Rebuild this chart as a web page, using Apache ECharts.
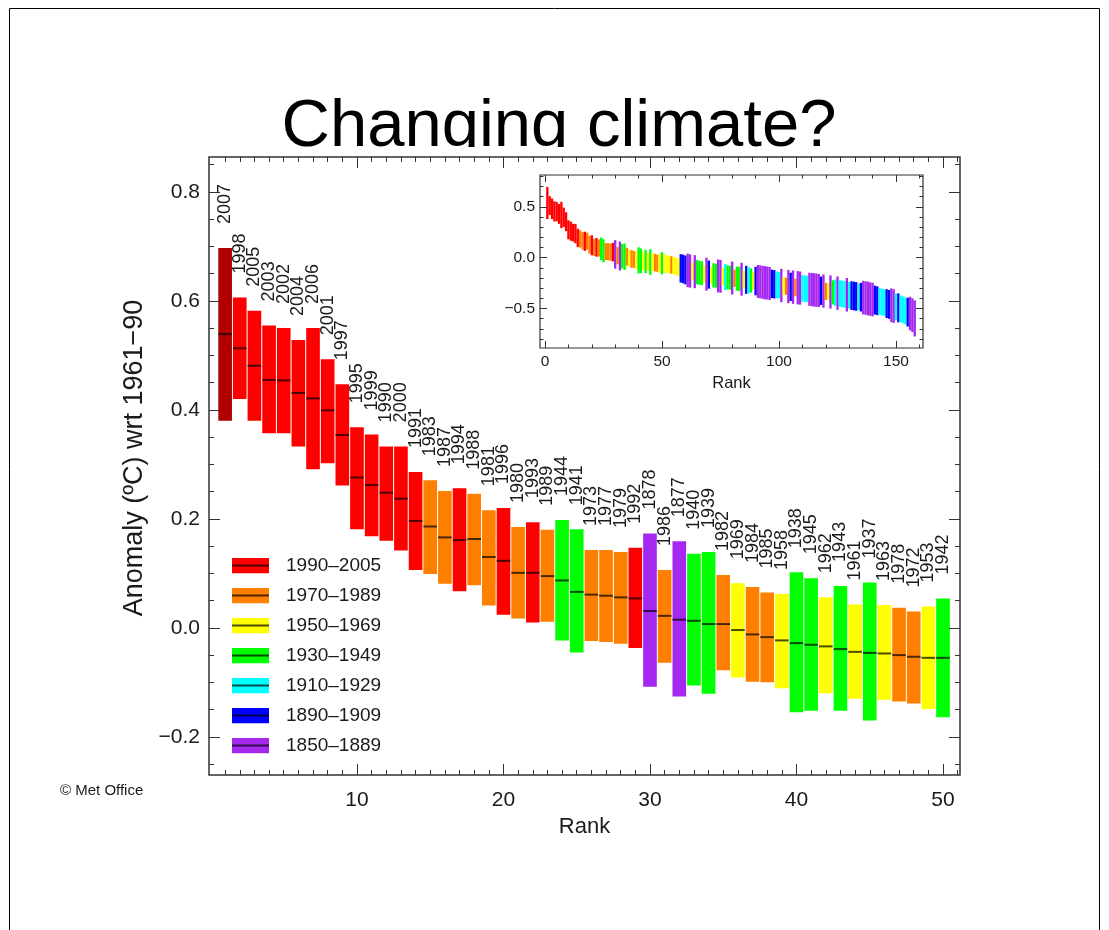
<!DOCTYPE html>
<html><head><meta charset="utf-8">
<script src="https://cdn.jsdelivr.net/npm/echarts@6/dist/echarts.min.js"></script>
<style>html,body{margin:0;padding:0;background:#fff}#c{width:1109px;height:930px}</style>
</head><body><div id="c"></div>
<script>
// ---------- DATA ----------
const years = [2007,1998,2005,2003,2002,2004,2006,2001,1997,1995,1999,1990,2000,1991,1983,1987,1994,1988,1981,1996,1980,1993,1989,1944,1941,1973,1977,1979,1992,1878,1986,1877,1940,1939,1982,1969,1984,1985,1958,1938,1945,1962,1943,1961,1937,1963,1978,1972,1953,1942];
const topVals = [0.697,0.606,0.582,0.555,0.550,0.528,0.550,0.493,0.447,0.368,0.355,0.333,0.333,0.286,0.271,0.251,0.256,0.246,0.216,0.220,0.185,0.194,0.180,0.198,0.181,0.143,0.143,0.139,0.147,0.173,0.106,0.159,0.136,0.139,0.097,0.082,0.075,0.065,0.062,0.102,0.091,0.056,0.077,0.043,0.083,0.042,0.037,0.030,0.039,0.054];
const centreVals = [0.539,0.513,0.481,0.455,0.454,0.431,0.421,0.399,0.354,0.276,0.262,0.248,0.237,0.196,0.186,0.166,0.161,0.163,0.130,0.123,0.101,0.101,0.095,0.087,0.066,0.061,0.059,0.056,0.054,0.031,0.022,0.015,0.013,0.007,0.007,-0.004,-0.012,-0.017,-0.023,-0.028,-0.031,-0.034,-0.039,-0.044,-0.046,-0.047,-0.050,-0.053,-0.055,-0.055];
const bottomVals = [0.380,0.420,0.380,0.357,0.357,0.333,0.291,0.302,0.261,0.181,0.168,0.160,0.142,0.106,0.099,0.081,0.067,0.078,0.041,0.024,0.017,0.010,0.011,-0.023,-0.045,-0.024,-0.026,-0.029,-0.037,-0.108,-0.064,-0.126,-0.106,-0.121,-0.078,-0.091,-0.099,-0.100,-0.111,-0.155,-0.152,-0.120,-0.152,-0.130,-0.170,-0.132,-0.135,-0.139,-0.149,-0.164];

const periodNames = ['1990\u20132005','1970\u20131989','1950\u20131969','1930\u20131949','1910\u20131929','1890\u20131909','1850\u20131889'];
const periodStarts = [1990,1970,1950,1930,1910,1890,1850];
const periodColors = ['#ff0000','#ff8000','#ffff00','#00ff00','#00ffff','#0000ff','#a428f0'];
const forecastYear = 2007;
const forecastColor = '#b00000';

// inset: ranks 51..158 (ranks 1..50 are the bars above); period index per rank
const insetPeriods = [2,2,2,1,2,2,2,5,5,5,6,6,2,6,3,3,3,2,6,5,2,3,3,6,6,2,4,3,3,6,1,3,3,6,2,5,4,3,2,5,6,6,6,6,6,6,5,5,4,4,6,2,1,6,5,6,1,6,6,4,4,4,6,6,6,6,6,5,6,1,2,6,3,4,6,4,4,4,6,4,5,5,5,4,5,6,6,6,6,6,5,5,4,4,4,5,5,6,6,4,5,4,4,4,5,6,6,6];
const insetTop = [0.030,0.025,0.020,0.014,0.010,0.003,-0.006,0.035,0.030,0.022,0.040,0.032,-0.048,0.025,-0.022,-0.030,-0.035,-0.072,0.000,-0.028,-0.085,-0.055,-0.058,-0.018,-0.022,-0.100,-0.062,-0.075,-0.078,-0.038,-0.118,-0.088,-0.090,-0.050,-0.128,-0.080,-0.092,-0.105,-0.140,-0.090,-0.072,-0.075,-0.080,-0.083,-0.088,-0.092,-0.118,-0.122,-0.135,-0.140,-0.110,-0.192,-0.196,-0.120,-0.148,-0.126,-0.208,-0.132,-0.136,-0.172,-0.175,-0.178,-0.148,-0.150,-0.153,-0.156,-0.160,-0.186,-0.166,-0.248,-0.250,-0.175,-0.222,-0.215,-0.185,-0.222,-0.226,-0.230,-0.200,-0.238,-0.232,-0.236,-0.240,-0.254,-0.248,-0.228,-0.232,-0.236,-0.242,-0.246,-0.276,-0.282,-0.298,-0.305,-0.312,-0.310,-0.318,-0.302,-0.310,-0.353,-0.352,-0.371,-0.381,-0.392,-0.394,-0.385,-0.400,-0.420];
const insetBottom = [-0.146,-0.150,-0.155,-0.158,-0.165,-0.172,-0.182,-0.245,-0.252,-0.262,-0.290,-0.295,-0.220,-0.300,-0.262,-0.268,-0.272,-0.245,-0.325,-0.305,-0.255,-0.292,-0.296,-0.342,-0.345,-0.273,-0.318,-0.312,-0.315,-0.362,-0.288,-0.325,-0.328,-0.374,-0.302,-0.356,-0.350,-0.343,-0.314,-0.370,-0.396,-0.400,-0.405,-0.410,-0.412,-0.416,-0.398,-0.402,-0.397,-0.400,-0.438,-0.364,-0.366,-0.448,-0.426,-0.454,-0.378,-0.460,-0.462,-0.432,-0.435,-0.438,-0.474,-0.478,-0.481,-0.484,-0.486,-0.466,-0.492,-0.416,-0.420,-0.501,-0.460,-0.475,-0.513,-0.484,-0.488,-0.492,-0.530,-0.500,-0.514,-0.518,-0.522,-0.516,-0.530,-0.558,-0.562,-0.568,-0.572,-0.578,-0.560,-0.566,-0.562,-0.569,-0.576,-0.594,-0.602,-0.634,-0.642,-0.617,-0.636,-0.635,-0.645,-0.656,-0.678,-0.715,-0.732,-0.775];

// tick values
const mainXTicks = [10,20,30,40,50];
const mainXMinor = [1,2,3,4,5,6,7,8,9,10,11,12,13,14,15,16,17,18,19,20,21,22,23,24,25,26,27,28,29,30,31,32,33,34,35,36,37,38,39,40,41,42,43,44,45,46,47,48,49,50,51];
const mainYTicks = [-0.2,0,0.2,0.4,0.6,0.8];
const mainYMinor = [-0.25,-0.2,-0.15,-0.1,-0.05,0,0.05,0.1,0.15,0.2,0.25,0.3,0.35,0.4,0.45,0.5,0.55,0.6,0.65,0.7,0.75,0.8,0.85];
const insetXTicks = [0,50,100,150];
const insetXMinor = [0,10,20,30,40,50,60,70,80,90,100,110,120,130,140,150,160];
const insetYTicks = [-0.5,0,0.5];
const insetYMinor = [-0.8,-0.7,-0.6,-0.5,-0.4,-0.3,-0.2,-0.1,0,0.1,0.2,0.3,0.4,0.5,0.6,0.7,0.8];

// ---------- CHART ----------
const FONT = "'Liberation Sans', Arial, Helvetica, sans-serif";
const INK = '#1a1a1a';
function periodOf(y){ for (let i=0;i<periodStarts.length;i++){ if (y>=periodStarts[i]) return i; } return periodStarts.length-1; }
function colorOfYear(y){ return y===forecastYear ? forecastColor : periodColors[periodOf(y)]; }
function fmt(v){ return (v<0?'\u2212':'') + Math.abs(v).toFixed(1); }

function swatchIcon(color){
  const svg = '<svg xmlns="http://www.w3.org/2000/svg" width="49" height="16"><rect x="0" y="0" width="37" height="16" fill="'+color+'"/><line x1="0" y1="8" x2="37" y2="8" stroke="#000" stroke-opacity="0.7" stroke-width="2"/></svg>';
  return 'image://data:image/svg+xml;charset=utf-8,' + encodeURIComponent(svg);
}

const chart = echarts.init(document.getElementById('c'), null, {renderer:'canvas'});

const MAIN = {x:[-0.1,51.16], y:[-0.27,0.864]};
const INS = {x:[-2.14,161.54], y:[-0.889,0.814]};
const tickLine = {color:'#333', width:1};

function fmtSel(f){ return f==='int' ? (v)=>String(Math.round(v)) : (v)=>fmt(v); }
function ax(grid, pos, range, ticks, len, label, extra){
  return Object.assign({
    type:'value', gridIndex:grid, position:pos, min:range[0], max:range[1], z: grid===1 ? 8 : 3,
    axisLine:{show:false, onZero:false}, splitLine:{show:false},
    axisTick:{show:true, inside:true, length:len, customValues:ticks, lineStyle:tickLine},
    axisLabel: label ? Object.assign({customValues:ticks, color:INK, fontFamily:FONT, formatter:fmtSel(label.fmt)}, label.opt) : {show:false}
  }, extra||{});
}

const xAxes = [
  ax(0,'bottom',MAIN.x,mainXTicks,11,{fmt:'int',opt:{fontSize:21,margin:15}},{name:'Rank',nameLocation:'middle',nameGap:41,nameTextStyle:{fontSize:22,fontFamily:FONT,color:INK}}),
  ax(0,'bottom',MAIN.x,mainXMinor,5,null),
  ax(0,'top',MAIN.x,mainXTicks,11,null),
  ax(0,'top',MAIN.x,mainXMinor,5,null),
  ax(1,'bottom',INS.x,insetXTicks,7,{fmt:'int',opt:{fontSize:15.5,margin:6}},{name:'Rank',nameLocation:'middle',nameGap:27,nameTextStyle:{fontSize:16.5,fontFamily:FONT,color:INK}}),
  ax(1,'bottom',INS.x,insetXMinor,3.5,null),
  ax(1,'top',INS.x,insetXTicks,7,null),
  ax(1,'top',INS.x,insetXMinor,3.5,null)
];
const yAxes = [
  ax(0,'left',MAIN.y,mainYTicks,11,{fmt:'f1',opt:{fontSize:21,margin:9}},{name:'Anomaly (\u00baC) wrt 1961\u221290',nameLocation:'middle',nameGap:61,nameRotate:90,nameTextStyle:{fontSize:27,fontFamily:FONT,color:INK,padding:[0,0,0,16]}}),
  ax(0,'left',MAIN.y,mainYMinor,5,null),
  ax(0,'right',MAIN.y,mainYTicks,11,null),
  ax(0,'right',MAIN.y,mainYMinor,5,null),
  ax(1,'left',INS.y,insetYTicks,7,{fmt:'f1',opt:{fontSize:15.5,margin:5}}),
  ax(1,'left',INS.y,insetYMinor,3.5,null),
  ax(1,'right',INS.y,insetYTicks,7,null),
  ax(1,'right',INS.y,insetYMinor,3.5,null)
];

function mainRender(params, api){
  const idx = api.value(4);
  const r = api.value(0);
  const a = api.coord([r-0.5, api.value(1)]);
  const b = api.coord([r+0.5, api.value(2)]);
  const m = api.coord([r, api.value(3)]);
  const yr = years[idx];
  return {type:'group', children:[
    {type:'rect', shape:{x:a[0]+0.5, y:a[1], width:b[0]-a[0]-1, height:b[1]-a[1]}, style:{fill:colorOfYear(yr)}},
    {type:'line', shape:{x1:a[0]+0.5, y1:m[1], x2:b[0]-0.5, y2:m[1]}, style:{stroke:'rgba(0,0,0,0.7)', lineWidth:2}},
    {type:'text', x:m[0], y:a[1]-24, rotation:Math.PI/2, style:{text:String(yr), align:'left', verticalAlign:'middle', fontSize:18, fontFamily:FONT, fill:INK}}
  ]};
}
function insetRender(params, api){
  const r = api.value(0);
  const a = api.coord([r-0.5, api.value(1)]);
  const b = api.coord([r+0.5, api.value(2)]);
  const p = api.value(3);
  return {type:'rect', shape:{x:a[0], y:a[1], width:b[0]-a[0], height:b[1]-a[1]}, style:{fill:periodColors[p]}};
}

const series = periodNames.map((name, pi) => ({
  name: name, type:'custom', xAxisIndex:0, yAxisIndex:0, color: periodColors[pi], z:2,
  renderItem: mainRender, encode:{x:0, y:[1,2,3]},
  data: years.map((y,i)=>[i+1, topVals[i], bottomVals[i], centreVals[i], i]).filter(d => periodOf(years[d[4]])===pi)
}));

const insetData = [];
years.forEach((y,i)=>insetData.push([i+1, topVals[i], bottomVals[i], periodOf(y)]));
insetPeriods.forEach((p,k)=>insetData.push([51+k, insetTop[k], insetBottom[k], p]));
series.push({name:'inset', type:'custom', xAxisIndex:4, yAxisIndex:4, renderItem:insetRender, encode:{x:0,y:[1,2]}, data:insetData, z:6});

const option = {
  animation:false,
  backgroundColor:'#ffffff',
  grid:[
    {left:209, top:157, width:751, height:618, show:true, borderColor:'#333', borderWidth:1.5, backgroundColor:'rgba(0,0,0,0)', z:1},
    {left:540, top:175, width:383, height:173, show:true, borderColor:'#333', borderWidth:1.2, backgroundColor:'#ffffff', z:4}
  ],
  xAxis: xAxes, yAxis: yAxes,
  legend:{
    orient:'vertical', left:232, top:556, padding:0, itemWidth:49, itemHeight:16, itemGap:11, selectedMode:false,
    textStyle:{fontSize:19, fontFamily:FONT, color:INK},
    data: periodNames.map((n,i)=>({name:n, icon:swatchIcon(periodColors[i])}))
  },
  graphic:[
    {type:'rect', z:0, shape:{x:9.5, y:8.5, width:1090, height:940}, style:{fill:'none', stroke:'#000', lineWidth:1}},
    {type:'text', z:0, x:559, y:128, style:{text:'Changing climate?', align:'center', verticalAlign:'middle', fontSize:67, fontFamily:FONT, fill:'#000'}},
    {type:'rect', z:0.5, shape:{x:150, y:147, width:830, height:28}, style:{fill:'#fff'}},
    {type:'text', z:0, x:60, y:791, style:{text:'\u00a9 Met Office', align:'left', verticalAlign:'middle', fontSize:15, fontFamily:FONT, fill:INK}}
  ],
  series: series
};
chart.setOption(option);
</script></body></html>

Your objective – From the first line of the material down to the line containing "const forecastColor = '#b00000';", inclusive, return each line exactly, skipping any picture.

Solution for this problem –
Rebuild this chart as a web page, using Apache ECharts.
<!DOCTYPE html>
<html><head><meta charset="utf-8">
<script src="https://cdn.jsdelivr.net/npm/echarts@6/dist/echarts.min.js"></script>
<style>html,body{margin:0;padding:0;background:#fff}#c{width:1109px;height:930px}</style>
</head><body><div id="c"></div>
<script>
// ---------- DATA ----------
const years = [2007,1998,2005,2003,2002,2004,2006,2001,1997,1995,1999,1990,2000,1991,1983,1987,1994,1988,1981,1996,1980,1993,1989,1944,1941,1973,1977,1979,1992,1878,1986,1877,1940,1939,1982,1969,1984,1985,1958,1938,1945,1962,1943,1961,1937,1963,1978,1972,1953,1942];
const topVals = [0.697,0.606,0.582,0.555,0.550,0.528,0.550,0.493,0.447,0.368,0.355,0.333,0.333,0.286,0.271,0.251,0.256,0.246,0.216,0.220,0.185,0.194,0.180,0.198,0.181,0.143,0.143,0.139,0.147,0.173,0.106,0.159,0.136,0.139,0.097,0.082,0.075,0.065,0.062,0.102,0.091,0.056,0.077,0.043,0.083,0.042,0.037,0.030,0.039,0.054];
const centreVals = [0.539,0.513,0.481,0.455,0.454,0.431,0.421,0.399,0.354,0.276,0.262,0.248,0.237,0.196,0.186,0.166,0.161,0.163,0.130,0.123,0.101,0.101,0.095,0.087,0.066,0.061,0.059,0.056,0.054,0.031,0.022,0.015,0.013,0.007,0.007,-0.004,-0.012,-0.017,-0.023,-0.028,-0.031,-0.034,-0.039,-0.044,-0.046,-0.047,-0.050,-0.053,-0.055,-0.055];
const bottomVals = [0.380,0.420,0.380,0.357,0.357,0.333,0.291,0.302,0.261,0.181,0.168,0.160,0.142,0.106,0.099,0.081,0.067,0.078,0.041,0.024,0.017,0.010,0.011,-0.023,-0.045,-0.024,-0.026,-0.029,-0.037,-0.108,-0.064,-0.126,-0.106,-0.121,-0.078,-0.091,-0.099,-0.100,-0.111,-0.155,-0.152,-0.120,-0.152,-0.130,-0.170,-0.132,-0.135,-0.139,-0.149,-0.164];

const periodNames = ['1990\u20132005','1970\u20131989','1950\u20131969','1930\u20131949','1910\u20131929','1890\u20131909','1850\u20131889'];
const periodStarts = [1990,1970,1950,1930,1910,1890,1850];
const periodColors = ['#ff0000','#ff8000','#ffff00','#00ff00','#00ffff','#0000ff','#a428f0'];
const forecastYear = 2007;
const forecastColor = '#b00000';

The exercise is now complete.